PROBLEM DESCRIPTION. Pull every line of the entries that has the word "this".

DATA PROVIDED.
--*--

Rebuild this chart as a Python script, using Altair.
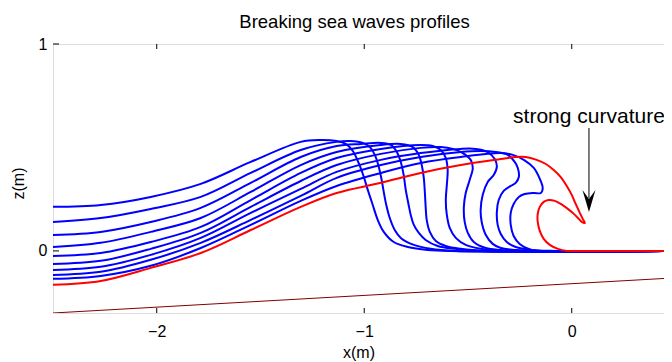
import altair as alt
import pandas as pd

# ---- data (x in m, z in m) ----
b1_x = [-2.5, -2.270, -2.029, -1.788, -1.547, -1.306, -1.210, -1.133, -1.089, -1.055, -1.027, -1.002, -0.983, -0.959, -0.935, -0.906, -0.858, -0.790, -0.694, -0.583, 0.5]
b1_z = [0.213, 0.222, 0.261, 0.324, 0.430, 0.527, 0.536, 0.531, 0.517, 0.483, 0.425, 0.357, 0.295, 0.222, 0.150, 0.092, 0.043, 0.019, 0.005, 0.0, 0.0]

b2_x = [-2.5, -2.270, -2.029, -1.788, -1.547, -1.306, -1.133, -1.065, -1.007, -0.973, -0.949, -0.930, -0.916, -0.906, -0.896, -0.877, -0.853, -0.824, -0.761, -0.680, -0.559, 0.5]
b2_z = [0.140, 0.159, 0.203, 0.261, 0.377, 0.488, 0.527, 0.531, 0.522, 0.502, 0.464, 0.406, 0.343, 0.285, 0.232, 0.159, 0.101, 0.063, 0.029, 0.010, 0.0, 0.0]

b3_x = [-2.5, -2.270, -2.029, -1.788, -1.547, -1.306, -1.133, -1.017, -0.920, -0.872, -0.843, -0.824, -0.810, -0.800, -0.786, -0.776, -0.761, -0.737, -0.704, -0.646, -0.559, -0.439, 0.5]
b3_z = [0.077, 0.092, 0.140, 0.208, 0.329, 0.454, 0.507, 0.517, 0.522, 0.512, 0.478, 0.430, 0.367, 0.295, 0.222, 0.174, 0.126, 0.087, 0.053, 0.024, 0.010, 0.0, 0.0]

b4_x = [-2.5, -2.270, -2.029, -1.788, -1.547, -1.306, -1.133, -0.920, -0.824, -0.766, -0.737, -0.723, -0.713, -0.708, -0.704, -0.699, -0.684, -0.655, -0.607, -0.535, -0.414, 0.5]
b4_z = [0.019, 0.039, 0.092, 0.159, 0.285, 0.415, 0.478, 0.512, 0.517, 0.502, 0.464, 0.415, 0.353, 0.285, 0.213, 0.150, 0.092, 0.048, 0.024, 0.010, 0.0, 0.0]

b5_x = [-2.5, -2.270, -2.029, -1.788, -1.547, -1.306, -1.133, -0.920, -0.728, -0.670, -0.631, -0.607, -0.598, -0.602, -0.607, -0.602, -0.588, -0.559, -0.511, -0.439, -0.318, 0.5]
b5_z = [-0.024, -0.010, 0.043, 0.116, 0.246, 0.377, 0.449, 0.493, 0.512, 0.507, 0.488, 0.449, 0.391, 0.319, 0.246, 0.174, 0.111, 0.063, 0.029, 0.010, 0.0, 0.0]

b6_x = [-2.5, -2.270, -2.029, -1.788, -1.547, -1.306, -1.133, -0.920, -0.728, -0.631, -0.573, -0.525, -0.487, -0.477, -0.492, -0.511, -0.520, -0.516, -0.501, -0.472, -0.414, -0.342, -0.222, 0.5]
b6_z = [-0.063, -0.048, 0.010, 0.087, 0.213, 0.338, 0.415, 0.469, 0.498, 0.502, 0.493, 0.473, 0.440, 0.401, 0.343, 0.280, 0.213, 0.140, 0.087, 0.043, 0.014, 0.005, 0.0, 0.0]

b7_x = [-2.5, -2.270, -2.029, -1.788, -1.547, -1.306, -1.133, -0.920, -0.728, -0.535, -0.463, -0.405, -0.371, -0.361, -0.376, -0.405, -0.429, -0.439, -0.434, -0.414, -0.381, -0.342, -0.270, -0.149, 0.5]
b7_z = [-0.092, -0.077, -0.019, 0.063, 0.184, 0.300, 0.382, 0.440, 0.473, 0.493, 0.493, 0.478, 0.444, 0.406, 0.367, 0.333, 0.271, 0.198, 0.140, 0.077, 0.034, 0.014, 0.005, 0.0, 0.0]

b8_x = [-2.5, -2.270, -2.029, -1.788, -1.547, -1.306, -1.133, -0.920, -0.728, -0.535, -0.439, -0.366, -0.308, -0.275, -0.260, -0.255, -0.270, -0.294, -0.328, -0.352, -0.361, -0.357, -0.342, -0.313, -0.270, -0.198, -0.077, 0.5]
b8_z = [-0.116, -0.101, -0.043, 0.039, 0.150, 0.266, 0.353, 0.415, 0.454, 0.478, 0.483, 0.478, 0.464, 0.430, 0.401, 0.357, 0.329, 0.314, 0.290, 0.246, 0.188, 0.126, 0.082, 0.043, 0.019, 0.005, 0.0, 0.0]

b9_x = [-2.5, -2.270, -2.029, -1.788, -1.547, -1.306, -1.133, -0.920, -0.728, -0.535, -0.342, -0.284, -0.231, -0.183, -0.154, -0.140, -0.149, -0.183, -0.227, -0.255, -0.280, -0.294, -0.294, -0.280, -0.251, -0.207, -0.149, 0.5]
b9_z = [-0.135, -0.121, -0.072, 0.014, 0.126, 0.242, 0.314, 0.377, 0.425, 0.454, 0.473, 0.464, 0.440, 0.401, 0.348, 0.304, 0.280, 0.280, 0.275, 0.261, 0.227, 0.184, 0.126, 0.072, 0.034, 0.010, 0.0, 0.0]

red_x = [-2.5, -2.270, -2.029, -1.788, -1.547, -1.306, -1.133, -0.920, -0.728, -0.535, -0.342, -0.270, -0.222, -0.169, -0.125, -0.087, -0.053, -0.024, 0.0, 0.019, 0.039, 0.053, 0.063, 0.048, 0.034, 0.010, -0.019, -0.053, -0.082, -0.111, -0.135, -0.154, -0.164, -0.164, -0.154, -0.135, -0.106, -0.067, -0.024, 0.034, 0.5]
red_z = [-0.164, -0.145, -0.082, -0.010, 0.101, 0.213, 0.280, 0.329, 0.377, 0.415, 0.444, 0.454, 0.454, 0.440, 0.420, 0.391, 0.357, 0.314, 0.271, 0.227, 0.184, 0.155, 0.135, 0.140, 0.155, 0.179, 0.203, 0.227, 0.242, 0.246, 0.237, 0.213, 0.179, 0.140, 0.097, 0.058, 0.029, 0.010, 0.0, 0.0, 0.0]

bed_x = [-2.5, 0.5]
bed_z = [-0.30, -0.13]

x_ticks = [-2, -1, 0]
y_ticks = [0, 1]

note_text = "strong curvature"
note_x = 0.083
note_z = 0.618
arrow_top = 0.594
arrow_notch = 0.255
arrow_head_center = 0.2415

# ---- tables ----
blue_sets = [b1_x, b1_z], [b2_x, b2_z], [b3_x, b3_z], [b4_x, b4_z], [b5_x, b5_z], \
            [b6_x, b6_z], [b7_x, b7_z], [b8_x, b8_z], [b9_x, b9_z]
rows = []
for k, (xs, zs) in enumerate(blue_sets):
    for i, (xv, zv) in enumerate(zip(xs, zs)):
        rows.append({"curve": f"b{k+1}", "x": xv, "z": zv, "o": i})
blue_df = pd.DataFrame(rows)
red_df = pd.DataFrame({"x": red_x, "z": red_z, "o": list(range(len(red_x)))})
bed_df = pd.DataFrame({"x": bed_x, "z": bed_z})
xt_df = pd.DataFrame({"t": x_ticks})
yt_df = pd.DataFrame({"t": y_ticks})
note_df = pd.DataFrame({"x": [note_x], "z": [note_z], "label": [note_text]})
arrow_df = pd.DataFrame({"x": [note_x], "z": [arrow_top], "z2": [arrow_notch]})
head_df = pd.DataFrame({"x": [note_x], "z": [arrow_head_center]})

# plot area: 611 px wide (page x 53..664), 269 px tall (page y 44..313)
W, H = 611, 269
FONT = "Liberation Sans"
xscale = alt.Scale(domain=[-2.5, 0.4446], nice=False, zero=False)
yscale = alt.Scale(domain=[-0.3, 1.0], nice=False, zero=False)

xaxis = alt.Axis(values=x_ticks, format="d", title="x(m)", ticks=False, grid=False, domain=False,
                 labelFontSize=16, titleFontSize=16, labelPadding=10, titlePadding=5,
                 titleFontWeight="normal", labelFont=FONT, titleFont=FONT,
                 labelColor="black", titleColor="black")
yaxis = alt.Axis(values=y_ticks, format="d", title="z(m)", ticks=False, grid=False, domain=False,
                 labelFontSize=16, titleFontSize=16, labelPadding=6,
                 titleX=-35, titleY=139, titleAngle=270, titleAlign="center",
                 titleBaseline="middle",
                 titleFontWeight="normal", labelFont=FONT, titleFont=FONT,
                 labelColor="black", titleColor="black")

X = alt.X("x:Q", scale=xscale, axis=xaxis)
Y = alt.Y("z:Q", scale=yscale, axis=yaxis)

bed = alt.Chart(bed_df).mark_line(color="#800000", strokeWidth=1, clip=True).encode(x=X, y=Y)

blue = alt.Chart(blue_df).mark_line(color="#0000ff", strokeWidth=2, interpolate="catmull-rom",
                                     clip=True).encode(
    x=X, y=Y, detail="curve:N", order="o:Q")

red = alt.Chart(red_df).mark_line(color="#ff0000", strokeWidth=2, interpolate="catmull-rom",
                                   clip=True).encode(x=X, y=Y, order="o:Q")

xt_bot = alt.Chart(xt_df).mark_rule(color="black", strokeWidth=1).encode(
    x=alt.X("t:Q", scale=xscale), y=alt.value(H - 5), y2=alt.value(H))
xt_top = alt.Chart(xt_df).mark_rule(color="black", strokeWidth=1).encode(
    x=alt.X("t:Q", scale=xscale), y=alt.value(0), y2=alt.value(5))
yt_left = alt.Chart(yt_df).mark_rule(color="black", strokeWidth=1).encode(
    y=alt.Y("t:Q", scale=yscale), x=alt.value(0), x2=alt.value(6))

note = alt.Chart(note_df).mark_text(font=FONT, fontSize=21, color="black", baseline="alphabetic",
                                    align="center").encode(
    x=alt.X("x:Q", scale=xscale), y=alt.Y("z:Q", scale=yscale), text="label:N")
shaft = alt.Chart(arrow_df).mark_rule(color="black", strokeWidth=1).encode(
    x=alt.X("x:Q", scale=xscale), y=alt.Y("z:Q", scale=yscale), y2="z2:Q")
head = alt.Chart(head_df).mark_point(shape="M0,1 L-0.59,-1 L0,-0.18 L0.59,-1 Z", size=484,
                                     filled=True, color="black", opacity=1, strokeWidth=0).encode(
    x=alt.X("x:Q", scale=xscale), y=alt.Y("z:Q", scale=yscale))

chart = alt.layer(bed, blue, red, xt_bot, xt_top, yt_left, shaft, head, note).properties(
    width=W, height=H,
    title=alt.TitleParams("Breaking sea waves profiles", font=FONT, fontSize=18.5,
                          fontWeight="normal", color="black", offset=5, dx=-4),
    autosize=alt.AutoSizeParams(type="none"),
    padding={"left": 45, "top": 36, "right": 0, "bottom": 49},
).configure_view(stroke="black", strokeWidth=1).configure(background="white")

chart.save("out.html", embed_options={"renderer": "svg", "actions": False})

--*--

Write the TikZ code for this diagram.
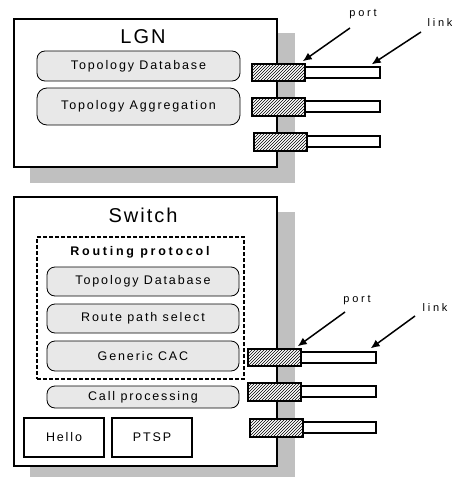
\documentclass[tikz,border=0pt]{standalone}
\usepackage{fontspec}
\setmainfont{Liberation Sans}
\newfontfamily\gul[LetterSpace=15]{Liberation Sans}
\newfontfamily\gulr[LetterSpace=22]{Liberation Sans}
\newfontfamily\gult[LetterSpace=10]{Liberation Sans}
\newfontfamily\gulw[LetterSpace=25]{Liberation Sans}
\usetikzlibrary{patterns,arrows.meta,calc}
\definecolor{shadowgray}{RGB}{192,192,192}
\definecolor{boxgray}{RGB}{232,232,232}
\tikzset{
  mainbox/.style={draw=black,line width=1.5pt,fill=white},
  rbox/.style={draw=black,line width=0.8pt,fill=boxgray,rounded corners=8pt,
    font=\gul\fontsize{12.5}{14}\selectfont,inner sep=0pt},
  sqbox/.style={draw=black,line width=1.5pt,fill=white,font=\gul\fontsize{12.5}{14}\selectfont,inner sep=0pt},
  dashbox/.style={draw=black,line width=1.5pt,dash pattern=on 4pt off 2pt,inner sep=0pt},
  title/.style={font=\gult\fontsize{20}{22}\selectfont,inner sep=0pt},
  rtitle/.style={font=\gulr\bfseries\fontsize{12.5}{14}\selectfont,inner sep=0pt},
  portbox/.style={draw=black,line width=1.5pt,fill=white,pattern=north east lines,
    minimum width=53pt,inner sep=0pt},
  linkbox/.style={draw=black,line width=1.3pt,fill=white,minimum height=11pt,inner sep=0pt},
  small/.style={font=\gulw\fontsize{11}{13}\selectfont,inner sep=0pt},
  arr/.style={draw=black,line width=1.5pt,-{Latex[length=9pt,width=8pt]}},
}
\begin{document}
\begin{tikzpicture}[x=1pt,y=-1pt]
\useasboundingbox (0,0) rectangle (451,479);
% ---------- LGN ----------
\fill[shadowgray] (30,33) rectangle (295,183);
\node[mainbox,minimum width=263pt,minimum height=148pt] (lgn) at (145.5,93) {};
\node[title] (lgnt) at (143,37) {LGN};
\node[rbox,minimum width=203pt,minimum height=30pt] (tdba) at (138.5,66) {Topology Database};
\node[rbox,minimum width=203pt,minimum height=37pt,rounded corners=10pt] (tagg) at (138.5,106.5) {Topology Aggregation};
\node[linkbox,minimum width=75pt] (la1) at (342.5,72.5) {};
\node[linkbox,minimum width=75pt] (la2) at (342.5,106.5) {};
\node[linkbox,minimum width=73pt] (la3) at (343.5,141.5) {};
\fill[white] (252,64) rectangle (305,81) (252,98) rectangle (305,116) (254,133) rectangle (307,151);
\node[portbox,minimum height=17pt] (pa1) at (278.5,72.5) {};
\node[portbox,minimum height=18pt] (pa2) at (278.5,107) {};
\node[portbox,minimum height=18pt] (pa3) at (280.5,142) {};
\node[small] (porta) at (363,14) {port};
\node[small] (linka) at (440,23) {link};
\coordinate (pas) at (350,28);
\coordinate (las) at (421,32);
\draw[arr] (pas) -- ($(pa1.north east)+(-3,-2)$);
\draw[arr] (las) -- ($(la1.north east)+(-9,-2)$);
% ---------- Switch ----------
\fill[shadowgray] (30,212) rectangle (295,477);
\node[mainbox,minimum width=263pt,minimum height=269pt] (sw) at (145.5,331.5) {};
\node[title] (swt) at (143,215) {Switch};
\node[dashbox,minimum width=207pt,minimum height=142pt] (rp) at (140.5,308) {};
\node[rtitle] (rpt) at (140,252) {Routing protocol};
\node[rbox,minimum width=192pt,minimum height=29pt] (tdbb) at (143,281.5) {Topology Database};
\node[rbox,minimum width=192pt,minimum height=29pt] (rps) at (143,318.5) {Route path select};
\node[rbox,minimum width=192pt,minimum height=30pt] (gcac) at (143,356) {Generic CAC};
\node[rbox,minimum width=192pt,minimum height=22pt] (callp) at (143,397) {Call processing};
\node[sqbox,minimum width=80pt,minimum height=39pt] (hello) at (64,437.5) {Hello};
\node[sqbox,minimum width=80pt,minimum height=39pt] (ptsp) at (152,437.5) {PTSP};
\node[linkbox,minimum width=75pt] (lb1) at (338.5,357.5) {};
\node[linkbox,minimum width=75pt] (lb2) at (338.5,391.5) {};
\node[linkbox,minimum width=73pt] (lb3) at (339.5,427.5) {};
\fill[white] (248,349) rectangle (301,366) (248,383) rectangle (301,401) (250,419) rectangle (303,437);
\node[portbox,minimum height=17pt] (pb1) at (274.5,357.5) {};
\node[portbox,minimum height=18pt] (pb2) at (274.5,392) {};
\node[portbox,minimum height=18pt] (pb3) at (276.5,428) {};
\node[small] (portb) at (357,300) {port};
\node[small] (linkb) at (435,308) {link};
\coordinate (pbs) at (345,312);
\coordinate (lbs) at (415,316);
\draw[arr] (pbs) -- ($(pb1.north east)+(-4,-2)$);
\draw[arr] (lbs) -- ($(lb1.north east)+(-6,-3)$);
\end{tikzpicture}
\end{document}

--*--

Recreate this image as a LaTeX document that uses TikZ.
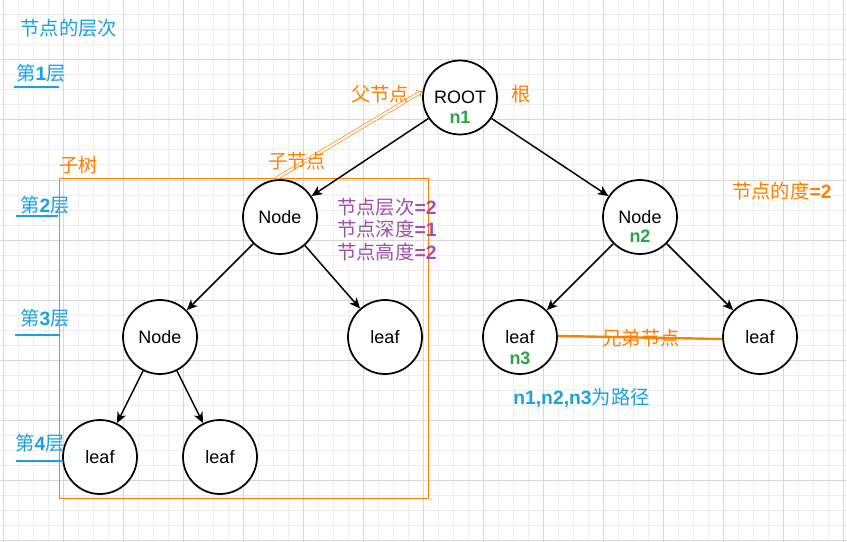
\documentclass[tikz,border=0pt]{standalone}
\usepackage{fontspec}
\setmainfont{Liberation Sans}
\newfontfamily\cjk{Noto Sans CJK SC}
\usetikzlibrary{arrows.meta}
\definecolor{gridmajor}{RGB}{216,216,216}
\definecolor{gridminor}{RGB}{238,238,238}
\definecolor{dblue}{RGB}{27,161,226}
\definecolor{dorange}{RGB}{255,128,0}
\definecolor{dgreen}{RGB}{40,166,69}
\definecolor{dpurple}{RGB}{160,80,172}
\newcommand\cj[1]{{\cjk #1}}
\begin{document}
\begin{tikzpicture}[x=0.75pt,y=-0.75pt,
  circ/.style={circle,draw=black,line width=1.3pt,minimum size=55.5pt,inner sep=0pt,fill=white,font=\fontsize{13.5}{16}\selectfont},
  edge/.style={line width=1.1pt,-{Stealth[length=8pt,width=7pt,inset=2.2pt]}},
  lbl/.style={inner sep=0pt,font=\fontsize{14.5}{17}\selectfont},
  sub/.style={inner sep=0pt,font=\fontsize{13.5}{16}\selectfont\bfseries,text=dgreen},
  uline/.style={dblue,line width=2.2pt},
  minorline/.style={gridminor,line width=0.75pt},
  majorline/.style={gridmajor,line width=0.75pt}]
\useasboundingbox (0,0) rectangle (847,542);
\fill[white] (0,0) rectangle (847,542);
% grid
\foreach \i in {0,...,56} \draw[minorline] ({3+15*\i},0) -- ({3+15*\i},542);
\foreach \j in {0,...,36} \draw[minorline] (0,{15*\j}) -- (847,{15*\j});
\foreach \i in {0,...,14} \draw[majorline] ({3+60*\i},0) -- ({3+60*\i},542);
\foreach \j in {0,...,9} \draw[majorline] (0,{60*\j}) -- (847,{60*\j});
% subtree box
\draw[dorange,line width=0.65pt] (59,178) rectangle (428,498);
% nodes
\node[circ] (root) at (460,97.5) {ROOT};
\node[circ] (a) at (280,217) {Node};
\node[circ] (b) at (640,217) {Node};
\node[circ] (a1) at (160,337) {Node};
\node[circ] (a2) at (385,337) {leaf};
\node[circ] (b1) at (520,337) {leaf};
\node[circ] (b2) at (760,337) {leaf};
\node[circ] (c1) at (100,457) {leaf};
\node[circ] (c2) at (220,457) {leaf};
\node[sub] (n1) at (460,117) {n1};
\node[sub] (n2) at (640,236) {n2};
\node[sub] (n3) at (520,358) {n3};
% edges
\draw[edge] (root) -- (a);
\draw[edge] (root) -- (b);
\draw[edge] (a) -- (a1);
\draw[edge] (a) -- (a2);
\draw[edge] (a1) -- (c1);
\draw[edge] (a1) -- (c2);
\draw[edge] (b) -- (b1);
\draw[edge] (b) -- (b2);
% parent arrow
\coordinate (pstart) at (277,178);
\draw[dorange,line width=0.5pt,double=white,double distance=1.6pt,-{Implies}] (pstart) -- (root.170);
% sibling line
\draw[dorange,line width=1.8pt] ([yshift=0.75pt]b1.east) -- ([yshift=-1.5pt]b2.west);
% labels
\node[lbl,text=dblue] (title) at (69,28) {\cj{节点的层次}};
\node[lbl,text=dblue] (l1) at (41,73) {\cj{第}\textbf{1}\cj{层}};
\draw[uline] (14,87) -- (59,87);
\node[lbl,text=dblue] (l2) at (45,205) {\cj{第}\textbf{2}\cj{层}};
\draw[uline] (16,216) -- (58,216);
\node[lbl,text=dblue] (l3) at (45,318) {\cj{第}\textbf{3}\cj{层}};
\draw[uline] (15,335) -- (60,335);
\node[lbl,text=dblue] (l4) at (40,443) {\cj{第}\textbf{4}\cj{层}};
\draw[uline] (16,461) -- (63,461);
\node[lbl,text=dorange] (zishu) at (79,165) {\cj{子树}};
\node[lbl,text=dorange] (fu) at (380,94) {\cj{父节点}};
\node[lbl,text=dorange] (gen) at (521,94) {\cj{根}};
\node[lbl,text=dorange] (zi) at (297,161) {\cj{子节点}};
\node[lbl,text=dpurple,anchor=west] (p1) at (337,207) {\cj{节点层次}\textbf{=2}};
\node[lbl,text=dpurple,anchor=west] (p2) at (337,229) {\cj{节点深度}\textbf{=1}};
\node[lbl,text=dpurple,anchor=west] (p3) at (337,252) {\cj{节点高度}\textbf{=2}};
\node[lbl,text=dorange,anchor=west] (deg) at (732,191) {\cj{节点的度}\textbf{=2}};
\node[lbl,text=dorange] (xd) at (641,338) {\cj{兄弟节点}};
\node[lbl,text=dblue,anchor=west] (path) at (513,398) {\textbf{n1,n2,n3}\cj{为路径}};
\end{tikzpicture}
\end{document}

--*--

RESULT OF THE EXERCISE.
Rebuild this chart as a Python script, using Altair.
Write the TikZ code for this diagram.
Recreate this image as a LaTeX document that uses TikZ.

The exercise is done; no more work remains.